- _Task directions_
Pictures do not belong in your copy. Repeat all the other data exactly.

- _Supplied records_
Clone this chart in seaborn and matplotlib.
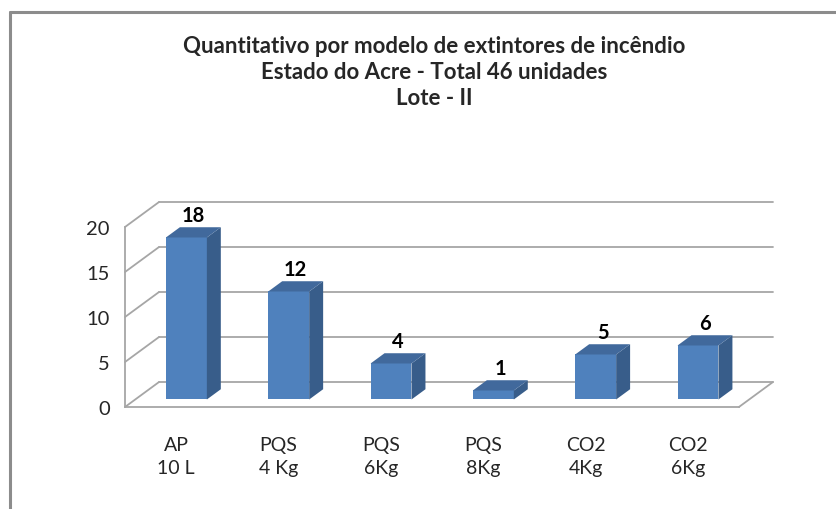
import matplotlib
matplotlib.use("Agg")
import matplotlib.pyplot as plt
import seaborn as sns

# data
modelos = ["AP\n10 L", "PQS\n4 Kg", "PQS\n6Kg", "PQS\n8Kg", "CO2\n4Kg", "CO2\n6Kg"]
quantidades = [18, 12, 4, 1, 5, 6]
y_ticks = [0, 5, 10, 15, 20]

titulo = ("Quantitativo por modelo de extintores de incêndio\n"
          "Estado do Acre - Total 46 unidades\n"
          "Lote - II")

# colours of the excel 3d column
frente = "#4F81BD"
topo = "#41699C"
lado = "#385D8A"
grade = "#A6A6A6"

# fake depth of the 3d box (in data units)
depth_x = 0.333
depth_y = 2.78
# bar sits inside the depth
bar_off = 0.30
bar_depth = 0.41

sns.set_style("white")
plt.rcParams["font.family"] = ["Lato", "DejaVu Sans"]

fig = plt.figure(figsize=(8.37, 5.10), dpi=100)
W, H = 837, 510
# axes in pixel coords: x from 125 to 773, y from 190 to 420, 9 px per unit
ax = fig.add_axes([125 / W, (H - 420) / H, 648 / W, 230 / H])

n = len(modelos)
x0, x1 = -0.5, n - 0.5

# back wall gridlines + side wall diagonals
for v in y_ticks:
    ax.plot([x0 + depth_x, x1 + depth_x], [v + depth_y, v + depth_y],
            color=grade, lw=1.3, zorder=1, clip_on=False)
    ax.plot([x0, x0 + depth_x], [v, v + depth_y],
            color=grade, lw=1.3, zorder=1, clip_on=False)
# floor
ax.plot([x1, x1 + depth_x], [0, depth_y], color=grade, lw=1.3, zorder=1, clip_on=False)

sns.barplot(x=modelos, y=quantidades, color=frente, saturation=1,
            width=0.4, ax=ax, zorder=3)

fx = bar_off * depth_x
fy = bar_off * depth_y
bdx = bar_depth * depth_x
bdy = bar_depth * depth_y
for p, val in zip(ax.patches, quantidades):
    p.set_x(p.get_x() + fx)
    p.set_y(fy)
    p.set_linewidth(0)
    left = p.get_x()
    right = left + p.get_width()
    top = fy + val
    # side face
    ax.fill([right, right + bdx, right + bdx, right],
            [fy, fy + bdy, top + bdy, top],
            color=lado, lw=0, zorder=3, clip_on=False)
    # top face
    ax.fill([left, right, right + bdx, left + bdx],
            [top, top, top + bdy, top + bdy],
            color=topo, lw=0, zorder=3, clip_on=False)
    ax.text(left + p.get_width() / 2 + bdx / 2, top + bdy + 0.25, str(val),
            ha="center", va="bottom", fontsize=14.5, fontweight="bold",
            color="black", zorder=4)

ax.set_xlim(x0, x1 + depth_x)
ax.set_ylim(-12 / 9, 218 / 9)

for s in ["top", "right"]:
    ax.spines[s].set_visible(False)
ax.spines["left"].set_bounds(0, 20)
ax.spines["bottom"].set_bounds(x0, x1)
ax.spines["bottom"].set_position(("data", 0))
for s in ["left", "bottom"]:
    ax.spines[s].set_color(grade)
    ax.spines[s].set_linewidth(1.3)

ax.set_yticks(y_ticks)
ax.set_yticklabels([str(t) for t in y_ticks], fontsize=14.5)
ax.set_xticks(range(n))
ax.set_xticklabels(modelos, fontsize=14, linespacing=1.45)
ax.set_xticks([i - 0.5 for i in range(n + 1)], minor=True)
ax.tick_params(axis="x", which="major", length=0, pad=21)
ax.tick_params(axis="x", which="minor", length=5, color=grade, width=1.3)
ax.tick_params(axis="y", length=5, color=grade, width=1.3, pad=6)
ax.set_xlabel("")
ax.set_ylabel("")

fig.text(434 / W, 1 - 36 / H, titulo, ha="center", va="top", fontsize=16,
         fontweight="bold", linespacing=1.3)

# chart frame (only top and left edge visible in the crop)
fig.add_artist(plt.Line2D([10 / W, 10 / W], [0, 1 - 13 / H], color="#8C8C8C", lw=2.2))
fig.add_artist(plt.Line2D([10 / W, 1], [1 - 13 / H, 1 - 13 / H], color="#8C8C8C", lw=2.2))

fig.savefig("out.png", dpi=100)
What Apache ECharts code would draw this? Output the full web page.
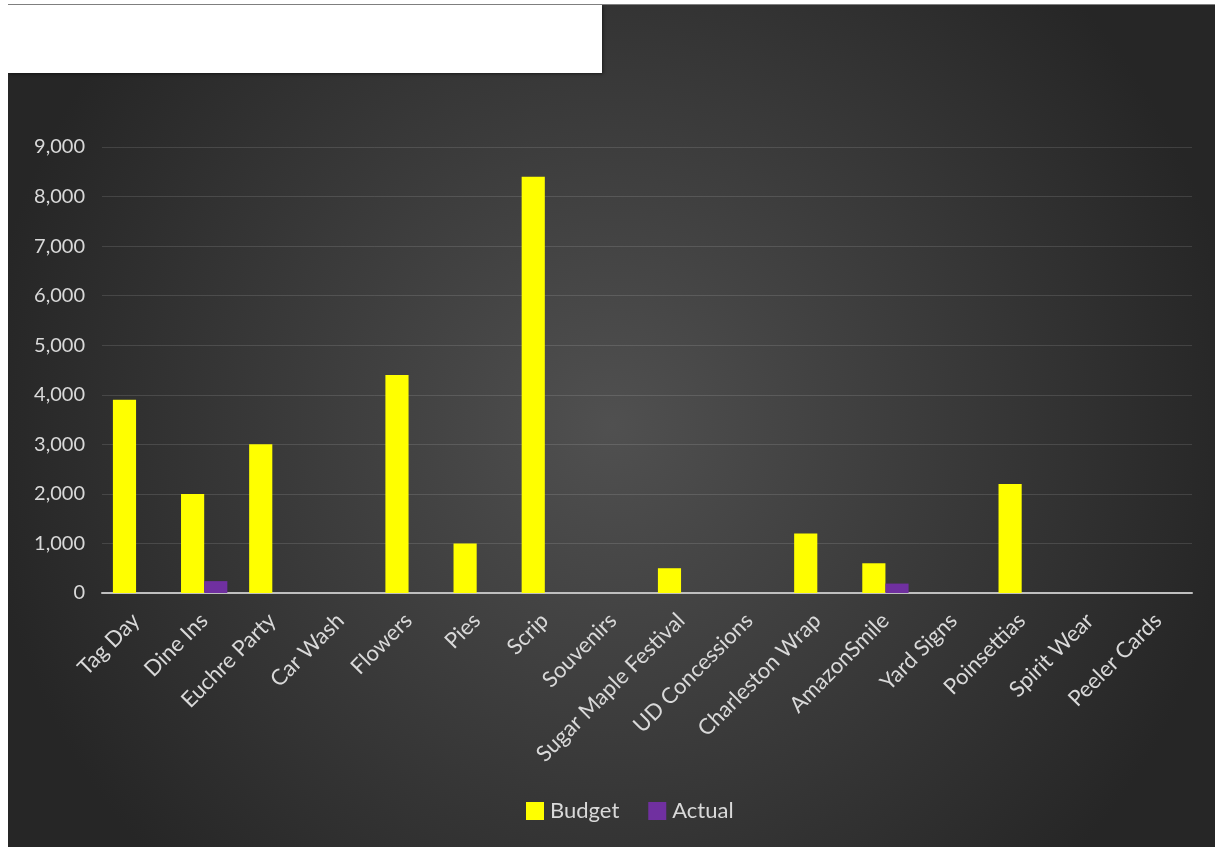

- _Answer to the exercise_
Clone this chart in seaborn and matplotlib.
import matplotlib
matplotlib.use("Agg")
import matplotlib.pyplot as plt
import seaborn as sns

# data
modelos = ["AP\n10 L", "PQS\n4 Kg", "PQS\n6Kg", "PQS\n8Kg", "CO2\n4Kg", "CO2\n6Kg"]
quantidades = [18, 12, 4, 1, 5, 6]
y_ticks = [0, 5, 10, 15, 20]

titulo = ("Quantitativo por modelo de extintores de incêndio\n"
          "Estado do Acre - Total 46 unidades\n"
          "Lote - II")

# colours of the excel 3d column
frente = "#4F81BD"
topo = "#41699C"
lado = "#385D8A"
grade = "#A6A6A6"

# fake depth of the 3d box (in data units)
depth_x = 0.333
depth_y = 2.78
# bar sits inside the depth
bar_off = 0.30
bar_depth = 0.41

sns.set_style("white")
plt.rcParams["font.family"] = ["Lato", "DejaVu Sans"]

fig = plt.figure(figsize=(8.37, 5.10), dpi=100)
W, H = 837, 510
# axes in pixel coords: x from 125 to 773, y from 190 to 420, 9 px per unit
ax = fig.add_axes([125 / W, (H - 420) / H, 648 / W, 230 / H])

n = len(modelos)
x0, x1 = -0.5, n - 0.5

# back wall gridlines + side wall diagonals
for v in y_ticks:
    ax.plot([x0 + depth_x, x1 + depth_x], [v + depth_y, v + depth_y],
            color=grade, lw=1.3, zorder=1, clip_on=False)
    ax.plot([x0, x0 + depth_x], [v, v + depth_y],
            color=grade, lw=1.3, zorder=1, clip_on=False)
# floor
ax.plot([x1, x1 + depth_x], [0, depth_y], color=grade, lw=1.3, zorder=1, clip_on=False)

sns.barplot(x=modelos, y=quantidades, color=frente, saturation=1,
            width=0.4, ax=ax, zorder=3)

fx = bar_off * depth_x
fy = bar_off * depth_y
bdx = bar_depth * depth_x
bdy = bar_depth * depth_y
for p, val in zip(ax.patches, quantidades):
    p.set_x(p.get_x() + fx)
    p.set_y(fy)
    p.set_linewidth(0)
    left = p.get_x()
    right = left + p.get_width()
    top = fy + val
    # side face
    ax.fill([right, right + bdx, right + bdx, right],
            [fy, fy + bdy, top + bdy, top],
            color=lado, lw=0, zorder=3, clip_on=False)
    # top face
    ax.fill([left, right, right + bdx, left + bdx],
            [top, top, top + bdy, top + bdy],
            color=topo, lw=0, zorder=3, clip_on=False)
    ax.text(left + p.get_width() / 2 + bdx / 2, top + bdy + 0.25, str(val),
            ha="center", va="bottom", fontsize=14.5, fontweight="bold",
            color="black", zorder=4)

ax.set_xlim(x0, x1 + depth_x)
ax.set_ylim(-12 / 9, 218 / 9)

for s in ["top", "right"]:
    ax.spines[s].set_visible(False)
ax.spines["left"].set_bounds(0, 20)
ax.spines["bottom"].set_bounds(x0, x1)
ax.spines["bottom"].set_position(("data", 0))
for s in ["left", "bottom"]:
    ax.spines[s].set_color(grade)
    ax.spines[s].set_linewidth(1.3)

ax.set_yticks(y_ticks)
ax.set_yticklabels([str(t) for t in y_ticks], fontsize=14.5)
ax.set_xticks(range(n))
ax.set_xticklabels(modelos, fontsize=14, linespacing=1.45)
ax.set_xticks([i - 0.5 for i in range(n + 1)], minor=True)
ax.tick_params(axis="x", which="major", length=0, pad=21)
ax.tick_params(axis="x", which="minor", length=5, color=grade, width=1.3)
ax.tick_params(axis="y", length=5, color=grade, width=1.3, pad=6)
ax.set_xlabel("")
ax.set_ylabel("")

fig.text(434 / W, 1 - 36 / H, titulo, ha="center", va="top", fontsize=16,
         fontweight="bold", linespacing=1.3)

# chart frame (only top and left edge visible in the crop)
fig.add_artist(plt.Line2D([10 / W, 10 / W], [0, 1 - 13 / H], color="#8C8C8C", lw=2.2))
fig.add_artist(plt.Line2D([10 / W, 1], [1 - 13 / H, 1 - 13 / H], color="#8C8C8C", lw=2.2))

fig.savefig("out.png", dpi=100)
What Apache ECharts code would draw this? Output the full web page.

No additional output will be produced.